Comment on New Media Conference
Chris has submitted the following comment on the New Media conference that was held in Banff in late September.
This was one of the most prescient presentations at the conference. The comments on disciplinarity and the forces that can influence the emergence of a field like New Media are very timely.
To ‘zoom out’ a bit - it strikes me that what is operating here is not altogether dissimilar from weightier macro-issues such as nationality and race. Bear with me a moment. A person’s citizenship and skin colour can appear factual and definitive, but it is important to remember that these designations are based on abstract concepts that extend from amorphous ideals.

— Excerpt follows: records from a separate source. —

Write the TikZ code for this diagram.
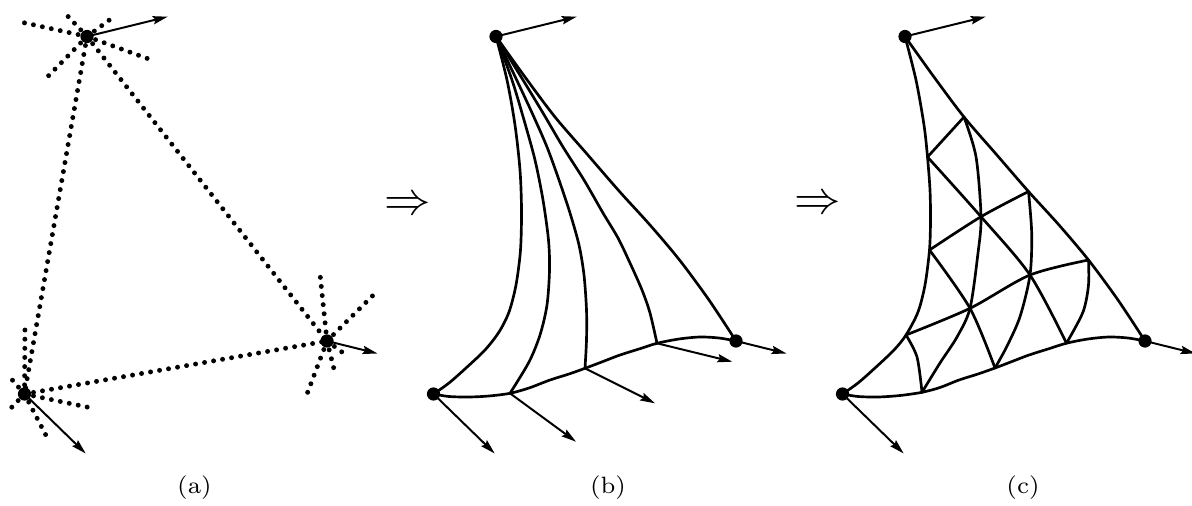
\documentclass[tikz,border=0pt]{standalone}
\usetikzlibrary{arrows.meta}
\newcommand\mkbase[1]{%
  \coordinate (#1T) at (87,36.5);
  \coordinate (#1L) at (24.5,394);
  \coordinate (#1R) at (327,341);
  \coordinate (#1Ta) at (167.7,16.7);
  \coordinate (#1La) at (85.7,453.5);
  \coordinate (#1Ra) at (377.5,353.5);
}
\begin{document}
\begin{tikzpicture}[x=0.025cm,y=-0.025cm,
  curve/.style={line width=1.9pt,line join=round,line cap=round},
  vec/.style={line width=1.4pt,-{Stealth[length=10.5pt,width=5.8pt,inset=1.5pt]}},
  dotline/.style={line width=3.5pt,line cap=round,dash pattern=on 0pt off 6.5pt},
  vdot/.style={fill=black},
  impl/.style={scale=3.3,inner sep=0pt}]
\useasboundingbox (0,0) rectangle (1192,506);

% ---------------- panel (a)
\begin{scope}
\mkbase{a}
\coordinate (aT1) at (24,22.7);
\coordinate (aT2) at (66.7,15);
\coordinate (aT3) at (111.7,18.3);
\coordinate (aT4) at (154.3,61);
\coordinate (aT5) at (48.3,76);
\coordinate (aL1) at (25,323.3);
\coordinate (aL2) at (11.7,379.3);
\coordinate (aL3) at (11.7,407.3);
\coordinate (aL4) at (88.3,407.3);
\coordinate (aL5) at (49.3,441.7);
\coordinate (aR1) at (320,274);
\coordinate (aR2) at (376.7,291.7);
\coordinate (aR3) at (306,396.7);
\coordinate (aR4) at (335.7,376);
\coordinate (aR5) at (348.3,356.7);
\draw[dotline] (aT) -- (aL);
\draw[dotline] (aT) -- (aR);
\draw[dotline] (aL) -- (aR);
\foreach \i in {1,...,5} {
  \draw[dotline] (aT) -- (aT\i);
  \draw[dotline] (aL) -- (aL\i);
  \draw[dotline] (aR) -- (aR\i);
}
\draw[vec] (aT) -- (aTa);
\draw[vec] (aL) -- (aLa);
\draw[vec] (aR) -- (aRa);
\foreach \v in {aT,aL,aR} \fill[vdot] (\v) circle[radius=4.7pt];
\end{scope}

% ---------------- panel (b)
\begin{scope}[shift={(409,0)}]
\mkbase{b}
\coordinate (bB1) at (101,393.3);
\coordinate (bB2) at (176,368.3);
\coordinate (bB3) at (248,343.3);
\coordinate (bB1a) at (167,441.7);
\coordinate (bB2a) at (246,403.3);
\coordinate (bB3a) at (323.3,361.7);
\draw[curve] plot[smooth] coordinates {(bT) (98,80) (106,125) (111,170) (112.5,210) (111.5,250) (107,285) (100,312) (90,332) (76,350) (57,368) (40,383) (bL)};
\draw[curve] plot[smooth] coordinates {(bT) (103,80) (115,120) (126,160) (134,200) (139.5,240) (140.5,270) (138,305) (131,335) (120,362) (bB1)};
\draw[curve] plot[smooth] coordinates {(bT) (107.7,80) (124,115) (138,147) (150,180) (161,213) (170,245) (175,275) (177.5,310) (177.5,340) (bB2)};
\draw[curve] plot[smooth] coordinates {(bT) (114,80) (134,113) (154,147) (175,180) (194,213) (209,238) (221,263) (233,290) (241,313) (bB3)};
\draw[curve] plot[smooth] coordinates {(bT) (116,77) (146,117) (178,154) (210.5,191.5) (241,225) (270.5,260) (300,300) (bR)};
\draw[curve] plot[smooth] coordinates {(bL) (40,396.5) (60,397) (80,396) (bB1) (120,388) (141,380) (160,374) (bB2) (194,361.5) (211,355) (230,349) (bB3) (270,339) (291,337) (310,338) (bR)};
\draw[vec] (bT) -- (bTa);
\draw[vec] (bL) -- (bLa);
\draw[vec] (bR) -- (bRa);
\draw[vec] (bB1) -- (bB1a);
\draw[vec] (bB2) -- (bB2a);
\draw[vec] (bB3) -- (bB3a);
\foreach \v in {bT,bL,bR} \fill[vdot] (\v) circle[radius=4.7pt];
\end{scope}

% ---------------- panel (c)
\begin{scope}[shift={(818,0)}]
\mkbase{c}
\coordinate (cL1) at (109.5,157);
\coordinate (cL2) at (111.5,250);
\coordinate (cL3) at (88,335);
\coordinate (cR1) at (146,117);
\coordinate (cR2) at (210.5,191.5);
\coordinate (cR3) at (270.5,260);
\coordinate (cB1) at (104,392.3);
\coordinate (cB2) at (177,368);
\coordinate (cB3) at (248.5,343.2);
\coordinate (cI1) at (163,216.7);
\coordinate (cI2) at (212,275);
\coordinate (cI3) at (152,308.3);
\draw[curve] plot[smooth] coordinates {(cT) (98,80) (106,125) (cL1) (112,190) (112.5,220) (cL2) (107,285) (100,312) (cL3) (76,350) (57,368) (40,383) (cL)};
\draw[curve] plot[smooth] coordinates {(cT) (116,77) (cR1) (178,154) (cR2) (241,225) (cR3) (300,300) (cR)};
\draw[curve] plot[smooth] coordinates {(cL) (40,396.5) (60,397) (82,395.5) (cB1) (122,387.5) (141,380) (160,374) (cB2) (194,361.5) (211,355) (230,349) (cB3) (270,339) (291,337) (310,338) (cR)};
\draw[curve] (cL1) -- (cR1);
\draw[curve] plot[smooth] coordinates {(cL2) (cI1) (cR2)};
\draw[curve] plot[smooth] coordinates {(cL3) (cI3) (cI2) (cR3)};
\draw[curve] plot[smooth] coordinates {(cL1) (cI1) (cI2) (cB3)};
\draw[curve] plot[smooth] coordinates {(cL2) (cI3) (cB2)};
\draw[curve] plot[smooth] coordinates {(cL3) (99,357) (cB1)};
\draw[curve] plot[smooth] coordinates {(cR1) (158,156.7) (cI1) (160,253) (cI3) (139,337) (122,363) (cB1)};
\draw[curve] plot[smooth] coordinates {(cR2) (213.7,233.3) (cI2) (202,316.7) (188.7,346.7) (cB2)};
\draw[curve] plot[smooth] coordinates {(cR3) (270.5,285) (265,312) (cB3)};
\draw[vec] (cT) -- (cTa);
\draw[vec] (cL) -- (cLa);
\draw[vec] (cR) -- (cRa);
\foreach \v in {cT,cL,cR} \fill[vdot] (\v) circle[radius=4.7pt];
\end{scope}

% ---------------- arrows between panels and labels
\node[impl] (imp1) at (408,206) {$\Rightarrow$};
\node[impl] (imp2) at (818,205) {$\Rightarrow$};
\node[anchor=base,inner sep=0pt,scale=2.4] (la) at (194.5,493) {\fontsize{7}{8.4}\selectfont (a)};
\node[anchor=base,inner sep=0pt,scale=2.4] (lb) at (608,493) {\fontsize{7}{8.4}\selectfont (b)};
\node[anchor=base,inner sep=0pt,scale=2.4] (lc) at (1023,493) {\fontsize{7}{8.4}\selectfont (c)};
\end{tikzpicture}
\end{document}
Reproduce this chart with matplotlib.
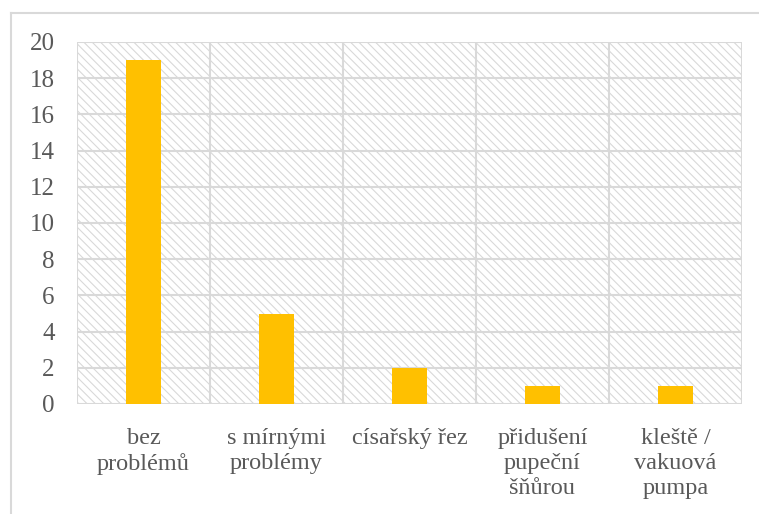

Nations have physical boundaries and citizens, yes, but it is not possible to represent the sum total of the ideas about what it means to be of that nation; these ideas are always in flux. Similarly, there is no such thing as 'White' or 'Black', really. (If one finds it in the mind it has been arbitrarily assigned and can only be temporary).
The reason I bring up these topics in relation to the (perhaps) seemingly unrelated question of whether there is a discipline called New Media is that I suspect there is a similar ethic to all boundary-making. To suggest that “disciplines close their doors both as a defensive measure, but also to preserve the history of the struggle to come into being is to remind us that inscribing a circle defines both an inside and an outside. I believe some of the reticence to accept the newness of New Media is in part a reaction to this ethical question.
At the moment it does appear that New Media has manifestly coalesced around a critical mass of praxis and theory. This is perhaps best evidenced by the simple fact that a large group of people will attend an international conference under the rubric of a printed catalogue at the door, like a flag. But it is important to keep in mind that the designation functions best as a malleable framework for discussions about the stuff that is supposedly 'inside' the circle - the goings-on, the art, the evolution.
This stuff will outlive any discipline, anyway.